E ele soube mesmo colecionar momentos. Como as festas nababescas da W/Brasil. Momentos como a ida ao mundial de clubes da FIFA para ver o Corinthians dele ser campeão mundial, no Japão. Momentos como a homenagem recebida de Domenico de Masi na Itália. Muitos, muitos momentos. E, por tudo isso, talvez a W/Brasil seja a única grande agência do planeta e ter seu nome eternizado na letra de uma música bastante popular, cujo dono é um grande amigo de Washington. O nome do artista? Jorge Ben, já mencionado aqui. O nome da música? Adivinha! “W/Brasil” (aquela do: “Jacarezinho / Avião/ Cuidado com o disco voador…”).

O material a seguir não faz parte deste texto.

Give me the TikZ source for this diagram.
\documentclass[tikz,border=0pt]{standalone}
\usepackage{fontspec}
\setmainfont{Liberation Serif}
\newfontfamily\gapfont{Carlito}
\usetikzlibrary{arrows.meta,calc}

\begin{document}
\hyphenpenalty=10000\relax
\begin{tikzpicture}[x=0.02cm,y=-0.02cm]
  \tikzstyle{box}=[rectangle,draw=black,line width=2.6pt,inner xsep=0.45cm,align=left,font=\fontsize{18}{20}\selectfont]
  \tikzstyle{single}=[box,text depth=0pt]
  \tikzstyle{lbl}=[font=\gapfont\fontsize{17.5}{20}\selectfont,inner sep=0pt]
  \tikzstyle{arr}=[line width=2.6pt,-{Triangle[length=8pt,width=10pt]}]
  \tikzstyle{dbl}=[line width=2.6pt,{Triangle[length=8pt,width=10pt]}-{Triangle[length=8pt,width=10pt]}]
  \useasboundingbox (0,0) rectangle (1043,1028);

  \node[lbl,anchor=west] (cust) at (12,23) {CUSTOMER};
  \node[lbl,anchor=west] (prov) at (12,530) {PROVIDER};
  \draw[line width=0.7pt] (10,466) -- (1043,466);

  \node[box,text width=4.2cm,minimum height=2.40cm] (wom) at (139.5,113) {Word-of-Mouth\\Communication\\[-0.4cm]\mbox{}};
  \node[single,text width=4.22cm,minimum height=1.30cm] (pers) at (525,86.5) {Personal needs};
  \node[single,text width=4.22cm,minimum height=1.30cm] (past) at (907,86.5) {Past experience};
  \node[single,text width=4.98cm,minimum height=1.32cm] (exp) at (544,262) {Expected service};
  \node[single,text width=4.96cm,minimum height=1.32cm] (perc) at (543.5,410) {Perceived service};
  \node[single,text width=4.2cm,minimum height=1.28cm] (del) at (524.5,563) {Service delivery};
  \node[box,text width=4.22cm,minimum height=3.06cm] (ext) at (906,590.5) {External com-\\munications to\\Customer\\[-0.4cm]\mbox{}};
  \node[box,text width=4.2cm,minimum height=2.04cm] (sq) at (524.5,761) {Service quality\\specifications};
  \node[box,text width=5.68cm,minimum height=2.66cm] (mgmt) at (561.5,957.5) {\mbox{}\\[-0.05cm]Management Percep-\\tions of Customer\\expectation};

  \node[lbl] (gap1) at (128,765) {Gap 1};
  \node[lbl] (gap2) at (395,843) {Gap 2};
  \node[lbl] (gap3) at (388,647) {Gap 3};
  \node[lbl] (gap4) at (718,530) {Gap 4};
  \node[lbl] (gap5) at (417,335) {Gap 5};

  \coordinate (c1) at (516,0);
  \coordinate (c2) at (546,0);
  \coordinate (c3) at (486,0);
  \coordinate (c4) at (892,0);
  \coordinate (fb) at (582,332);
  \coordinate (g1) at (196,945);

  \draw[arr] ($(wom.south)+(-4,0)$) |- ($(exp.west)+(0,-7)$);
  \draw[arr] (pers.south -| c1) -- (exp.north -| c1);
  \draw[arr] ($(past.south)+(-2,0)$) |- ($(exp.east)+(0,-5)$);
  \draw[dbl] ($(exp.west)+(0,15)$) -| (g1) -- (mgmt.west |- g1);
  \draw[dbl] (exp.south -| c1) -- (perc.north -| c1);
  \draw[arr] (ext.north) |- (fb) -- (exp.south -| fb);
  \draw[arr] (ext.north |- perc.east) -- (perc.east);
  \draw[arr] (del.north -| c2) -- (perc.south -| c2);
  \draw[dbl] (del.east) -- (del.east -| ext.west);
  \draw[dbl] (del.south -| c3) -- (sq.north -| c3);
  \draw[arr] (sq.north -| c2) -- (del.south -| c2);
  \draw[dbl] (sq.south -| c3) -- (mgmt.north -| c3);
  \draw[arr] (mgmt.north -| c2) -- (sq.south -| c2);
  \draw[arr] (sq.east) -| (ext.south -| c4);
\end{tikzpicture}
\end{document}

A agência W/Brasil já não existe faz tempo. Fundiu-se ao gigantesco McCann Worldgroup e deu origem à WMcCann. Mas o livro e a música permanecem. Washington Olivetto também deixou de existir em carne e osso. Nasceu em São Paulo, onde viveu intensamente, e faleceu no Rio de Janeiro, cidade pela qual era apaixonado. Na verdade, pegou o disco voador da letra de Jorge Ben e voltou para seu planeta de origem. Ficam, para sempre, os êxitos dele mundo afora e as lições sobre como se deve criar e viver momentos. A propósito, a música “W/Brasil” também é conhecida como “Chama o Síndico”, porque Jorge Ben canta assim no final: “Eu vou chamar o síndico/ Tim Maia”. Na publicidade brasileira, qualquer profissional que se preze — e há vários — sabe que só uma marca vem à mente na hora de chamar o síndico: “Washington!”.